Week in, week out, the same things happen to me. For example:
1. I spend a ridiculous proportion of my time in the car.
I do the school run a gazillion times (okay, ten, but then there are extras because the Mad Professor never really seems to be at school that much and does things like going in at 8.30 then being finished by 11am, but mysteriously still needing lunch money), and the twice weekly trip to kickboxing, then pick up an hour later, for the Dude. Which reminds me, I need a new CD. Maroon 5’s new one is very good but I know all the lyrics now. If you’d like me to sing them to you, just give me a ring, kay?
2. We laugh at the same old jokes.
Our in jokes are recycled hundreds of times. The fact that we call Blockbusters ‘Blockbastards’ for instance, and our Volvo is called the ‘HAHA VULVA‘ after the lady with Tourettes in Deuce Bigalow: Male Gigolo (if you haven’t seen it, you’re missing out. Rent it at Blockbastards, quick).
3. I get this look. A lot.
This is the look that says ‘bloody biscuits? You know I hate biscuits’ and warrants the same response from me every day: ‘the vet says they’re good for your teeth, so eat up and stop giving me the face’. I then sleep fitfully and with one eye open in case she comes in the night to take her revenge.
4. I act like a bit of a tit
This week, on being asked to rinse and spit at the dentist, I spat all over the floor (in my defence, the anaesthetic had kicked in and I couldn’t feel half my mouth). To add insult to injury, I then dissolved into helpless giggles for ten minutes while he stood patiently, holding his drill (not a euphemism) waiting for me to recover.
Oh, and not forgetting the old ‘get to the top of the stairs then forget what you came up for’ routine. Several times a week.
5. I laugh like a loon
Happily, one of my favourite Groundhog Day moments is a good cackle. There’s not much in this life to make you feel better than a good belly laugh. This week there have been lots of belly laughs, from noticing that my Dad’s tractor has ‘SeaBiscuit’ sign-written on the side (for some reason, this completely floored me), or a coffee with a friend where we cackled, snorted, shared hair-raising personal secrets and basically behaved like ten year olds for a couple of hours.
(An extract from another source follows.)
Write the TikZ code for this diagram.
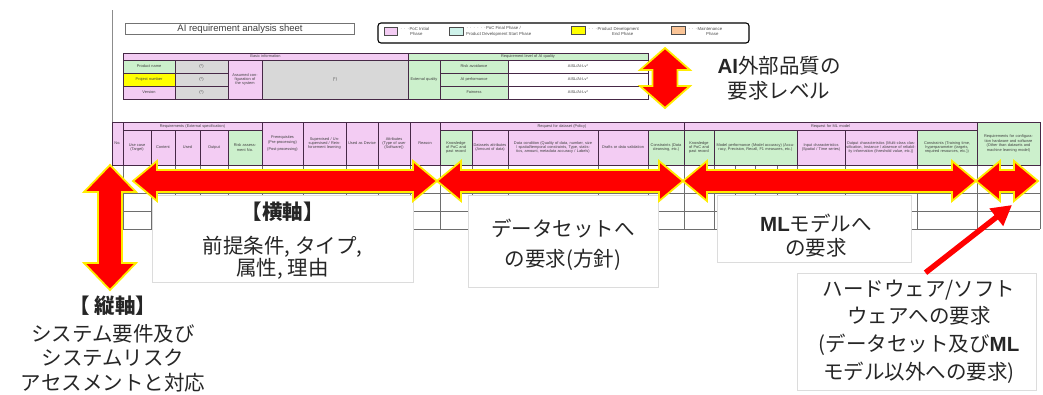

6. I watch crap TV to keep myself awake
Ahhh, waiting up for partying teens to return: surely one of motherhood’s shittest jobs (and one they sneakily forget to mention at ante natal classes). I spend vast amounts of time waiting for people to come home from parties, trying to keep myself awake by watching early Kardashians episodes, texting them things like ‘don’t drink too much. You puke, you die’ and random movies like Hostel 2 (don’t bother – there’s gullible girls, evil murderers, a few bits of DIY machinery and, well, a bit more blood. You’re welcome.)
7. Something REALLY weird happens
This week it was getting a crossed line while trying to ring a travel company and being dropped into the middle of a conversation between an old lady and her doctor. Even more mortifyingly I thought she was actually telling ME about her terrible Psoriasis and had answered her several times before I realised she couldn’t hear me. Just call me Dr English.
8. My boys make me go WOW!
This week it was this amazing pic from Sam’s Biology field trip of two of his mates Mick and Brendan skimming stones on Broadhaven beach. Just beautiful:
9. I buy weird presents for people
This week it was ‘get well cheese’ for my Disreputable Dad, who is very poorly. And partial to a bit of Suffolk Blue. What? Cheese cures all ills.
10. I’m happy
Really, really stupidly happy. I have fun, don’t take myself too seriously (see number 4.) and have the best family in the world. Now what the hell did I come up the stairs for?